D’abord que c’est assez sexiste : les hermaphrodites n’ont pas ainsi à être dénigrés – la sournoiserie est d’abord à l’humain ce que la bave est aux escargots et, bien que les humains bavent souvent sur autrui, l’escargot peut s’enorgueillir de n’avoir jamais point médit de l’humain malgré tout ce que celui-ci lui fait subir de la cargolade à l’aïoli persillé…
Deuxio : l’Huguette est un tantinet hypocrite… Lors du premier chapitre j’avais cru entrevoir une lassitude certaine de elle pour lui…
Tertio : je refuse de penser à des barrières de cendres des êtres chers pour être capables de bouffer des courgettes ou autres légumes du jardinier…
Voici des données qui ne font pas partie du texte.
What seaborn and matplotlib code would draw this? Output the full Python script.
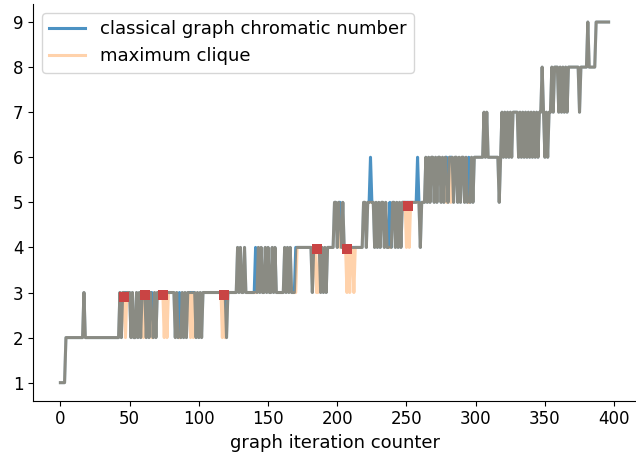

Quartro : s’il pleut c’est foutu !
J’oubliais : merci pour cette célérité ; j’étions point habituée !!
Et puis j’oubliais aussi : bravo pour ta plume, toujours aussi vive et alerte, c’est toujours un plaisir de la lire.
Comme il disait l’autre (qu’on va se dépêcher d’oublier) : quand y en a qu’un, ça va, c’est quand y en a plusieurs, qu’il y a des problèmes 🙁
C’est au moins vrai pour les gastéropodes : ASSASSIiiiNS ! Tu noteras qu’a contrario le moustique n’a pas besoin d’être plusieurs pour te pourrir l’existence …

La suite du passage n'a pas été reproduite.